IL SIGNORE DEGLI ANELLI - LA COMPAGNIA DELL'ANELLO
La recensione
Cate Blanchett è sempre magnifica, anche quando dà vita ad un personaggio di supporto. Nello spettacolo che Peter Jackson ha ricavato dal romanzo in trilogia di Tolkien, Il Signore degli Anelli, Cate appare poco più di quanto accadeva ne Il talento di Mr Ripley, ma grazia e splendore sono quelli di Elizabeth.
Chi (come me) si è accostato al film, tra sfegatati "tolkieniani" e fanatici dei kolossal fantastici, in primis per vederla, può restare amareggiato per lo spazio ridotto che ha avuto, ma non deluso. Cate Blanchett non delude; ma a farlo può essere Jackson, per la difficoltà che sembra incontrare nell'inserire nella vicenda di hobbit, elfi e uomini -e di un anello dall'oscuro potere- un poco di sentimento. Il regista giganteggia in tecnica, stordendo e stancando con le sue carrellate nelle viscere della terra e fra le torri maestose, e la sua mano sembra tesa a colpire l'occhio e nient'altro. Ed è difficilmente perdonabile il finale, tanto "aperto" da essere in sostanza inesistente, più vicino alla conclusione della puntata di un serial televisivo che a quello del primo episodio di una saga.
Certo, molte sequenze possiedono il sapore gotico di Creature del cielo, diversi mostriciattoli richiamano alla memoria i personaggi di fango che prendevano forma nelle menti di Kate Winslet e Melanie Lynskey; ma se lì la forza del racconto stava nella portata psicologica e drammatica dell'episodio (quell'anomalo disagio che Jackson comunicava grazie ad una tecnica narrativa puntigliosa e ardita), qui i fatti sono decisamente meno forti e meno complessi, e buttarsi sugli effetti visivi e su un Dolby roboante poco aiuta l'intreccio disimpegnato di Tolkien, pur accattivante.
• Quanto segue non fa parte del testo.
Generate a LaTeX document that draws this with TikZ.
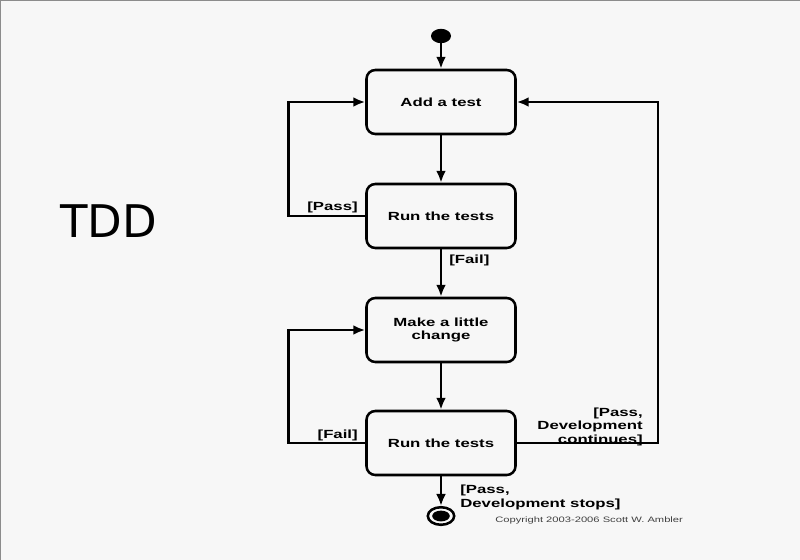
\documentclass[tikz,border=0pt]{standalone}
\usepackage{fontspec}
\usetikzlibrary{arrows.meta,shapes.geometric}
\newfontfamily\diagfont[FakeStretch=1.42]{Liberation Sans}
\newfontfamily\titlefont{DejaVu Sans}
\begin{document}
\begin{tikzpicture}[scale=0.25,
  state/.style={draw=black, line width=1.8pt, rounded corners=0.22cm, minimum width=3.725cm, minimum height=1.6cm, align=center, font=\diagfont\bfseries\fontsize{8.4}{9.6}\selectfont},
  guard/.style={inner sep=0pt, align=right, font=\diagfont\bfseries\fontsize{8.4}{9.6}\selectfont},
  flow/.style={draw=black, line width=1.8pt, -{Latex[length=8.5pt,width=7pt]}}]
\fill [black!3] (0,0) rectangle (80,-56);
\useasboundingbox (0,0) rectangle (80,-56);
\draw [black!45, line width=0.8pt] (0,-56) -- (0,0) -- (80,0);
\node [font=\titlefont\fontsize{32}{36}\selectfont] (title) at (10.85,-22.1) {TDD};
\node [ellipse, fill=black, minimum width=0.5cm, minimum height=0.36cm, inner sep=0pt] (start) at (44.1,-3.6) {};
\node [state] (add) at (44.1,-10.2) {Add a test};
\node [state] (run1) at (44.1,-21.6) {Run the tests};
\node [state] (change) at (44.1,-33.0) {Make a little\\change};
\node [state] (run2) at (44.1,-44.3) {Run the tests};
\node [ellipse, draw=black, line width=1.8pt, minimum width=0.66cm, minimum height=0.44cm, inner sep=0pt] (stop) at (44.1,-51.6) {};
\fill [black] (stop.center) ellipse (0.88 and 0.54);
\draw [flow] (start) -- (add);
\draw [flow] (add) -- (run1);
\draw [flow] (run1) -- (change);
\draw [flow] (change) -- (run2);
\draw [flow] (run2) -- (stop);
\draw [flow] (run1.west) -- ++(-7.7,0) |- (add.west);
\draw [flow] (run2.west) -- ++(-7.7,0) |- (change.west);
\draw [flow] (run2.east) -- ++(14.1,0) |- (add.east);
\node [guard, anchor=east] (pass1) at (35.8,-20.7) {[Pass]};
\node [guard, anchor=west] (fail1) at (44.9,-26.0) {[Fail]};
\node [guard, anchor=east] (fail2) at (35.8,-43.5) {[Fail]};
\node [guard, anchor=east] (passgo) at (64.3,-42.65) {[Pass,\\Development\\continues]};
\node [guard, anchor=west, align=left] (passstop) at (46.0,-49.75) {[Pass,\\Development stops]};
\node [inner sep=0pt, anchor=west, text=black!75, font=\diagfont\fontsize{5.6}{6.5}\selectfont] (copy) at (49.5,-52.0) {Copyright 2003-2006 Scott W. Ambler};
\end{tikzpicture}
\end{document}
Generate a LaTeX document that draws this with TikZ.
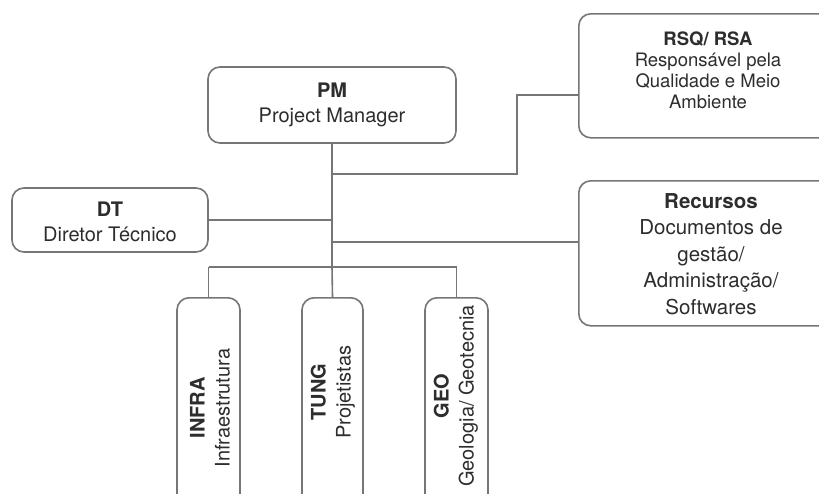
\documentclass[tikz,border=0pt]{standalone}
\usepackage{fontspec}
\setmainfont{TeX Gyre Heros}
\definecolor{linegray}{RGB}{118,118,118}
\definecolor{textgray}{RGB}{45,45,45}
\tikzset{
  orgbox/.style={draw=linegray, line width=1.6pt, rounded corners=12pt, fill=white, inner sep=0pt},
  orgtext/.style={align=center, text=textgray, inner sep=0pt, font=\fontsize{20}{25}\selectfont},
  smalltext/.style={align=center, text=textgray, inner sep=0pt, font=\fontsize{18.5}{21}\selectfont},
  widetext/.style={align=center, text=textgray, inner sep=0pt, font=\fontsize{20.5}{26.5}\selectfont},
  link/.style={draw=linegray, line width=1.6pt}
}
\begin{document}
\begin{tikzpicture}[x=1pt,y=-1pt]
\useasboundingbox (0,0) rectangle (819,493);
\clip (0,0) rectangle (819,493);
\fill[white] (0,0) rectangle (819,493);

% junction points on the vertical trunk
\coordinate (jtop) at (332,143);
\coordinate (jq) at (332,174);
\coordinate (jqbend) at (517,95);
\coordinate (jdt) at (332,220);
\coordinate (jrec) at (332,242);
\coordinate (jbar) at (332,267);
\coordinate (jbarl) at (208.5,267);
\coordinate (jbarr) at (456.5,267);

% boxes
\node[orgbox, minimum width=248pt, minimum height=76pt] (pm) at (332,105) {};
\node[orgbox, minimum width=262pt, minimum height=124pt, anchor=north west] (rsq) at (578,13) {};
\node[orgbox, minimum width=196pt, minimum height=64pt] (dt) at (110,220) {};
\node[orgbox, minimum width=262pt, minimum height=145pt, anchor=north west] (rec) at (578,180) {};
\node[orgbox, minimum width=63pt, minimum height=240pt, anchor=north] (infra) at (208.5,297) {};
\node[orgbox, minimum width=61pt, minimum height=240pt, anchor=north] (tung) at (332.5,297) {};
\node[orgbox, minimum width=63pt, minimum height=240pt, anchor=north] (geo) at (456.5,297) {};

% connectors
\draw[link] (pm.south) -- (jbar);
\draw[link] (jq) -| (jqbend) -- (jqbend -| rsq.west);
\draw[link] (jrec) -- (jrec -| rec.west);
\draw[link] (jbarl) -- (jbarr);
\draw[link] (dt.east) -- (jdt);
\draw[link] (jbarl) -- (infra.north);
\draw[link] (jbar) -- (tung.north);
\draw[link] (jbarr) -- (geo.north);

% texts
\node[orgtext] (pmt) at (332,105) {\textbf{PM}\\Project Manager};
\node[smalltext] (rsqt) at (708,70) {\textbf{RSQ/ RSA}\\Responsável pela\\Qualidade e Meio\\Ambiente};
\node[orgtext] (dtt) at (110,222) {\textbf{DT}\\Diretor Técnico};
\node[widetext] (rect) at (711,254) {\textbf{Recursos}\\Documentos de\\gestão/\\Administração/\\Softwares};
\node[orgtext, rotate=90] (infrat) at (210,408) {\textbf{INFRA}\\Infraestrutura};
\node[orgtext, rotate=90] (tungt) at (333,392) {\textbf{TUNG}\\Projetistas};
\node[orgtext, rotate=90] (geot) at (456,396) {\textbf{GEO}\\Geologia/ Geotecnia};
\end{tikzpicture}
\end{document}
Tant'è che per i profani, non sensibili alla fascinazione esercitata da quell'universo fittizio, la prima mezz'ora, povera quanto a magniloquenza, scivola ripetutamente nel noioso.
E forse per questo Il Signore degli Anelli coinvolge solo via via che ci si addentra nel vivo della storia. Cosa amare, allora, di questo film che la New Line ha accompagnato per mano a un successo mondiale e a un soffio dall'Oscar per il miglior film? Soprattutto un senso dello spettacolo che non ha nulla della freddezza e del patriottismo di Spielberg, ma che si rivela pieno e poderoso. E il vedere che Jackson si arrischia in una rilettura personale di una saga così celebre (è stato regista horror, precedente di cui rimane traccia nei visi delle creature di Saruman) senza privilegiare una chiave di lettura sulle altre, forte della trascinante partitura di Howard Shore e dei colori della superba fotografia di Andrew Lesine (entrambi premiati con l'Oscar).
A emozionare pensa un cast strepitoso, guidato da Viggo Mortensen, davvero perfetto nel ruolo di Aragorn, e da Sean Bean in quello di Boromir. Anche se, alla fine, il podio è sempre suo, di Cate Blanchett. Hanno escogitato ingegnosi metodi per farla risplendere della luce eterna di Galadriel, ma è certo che avrebbe egualmente brillato anche senza le lampadine del backstage.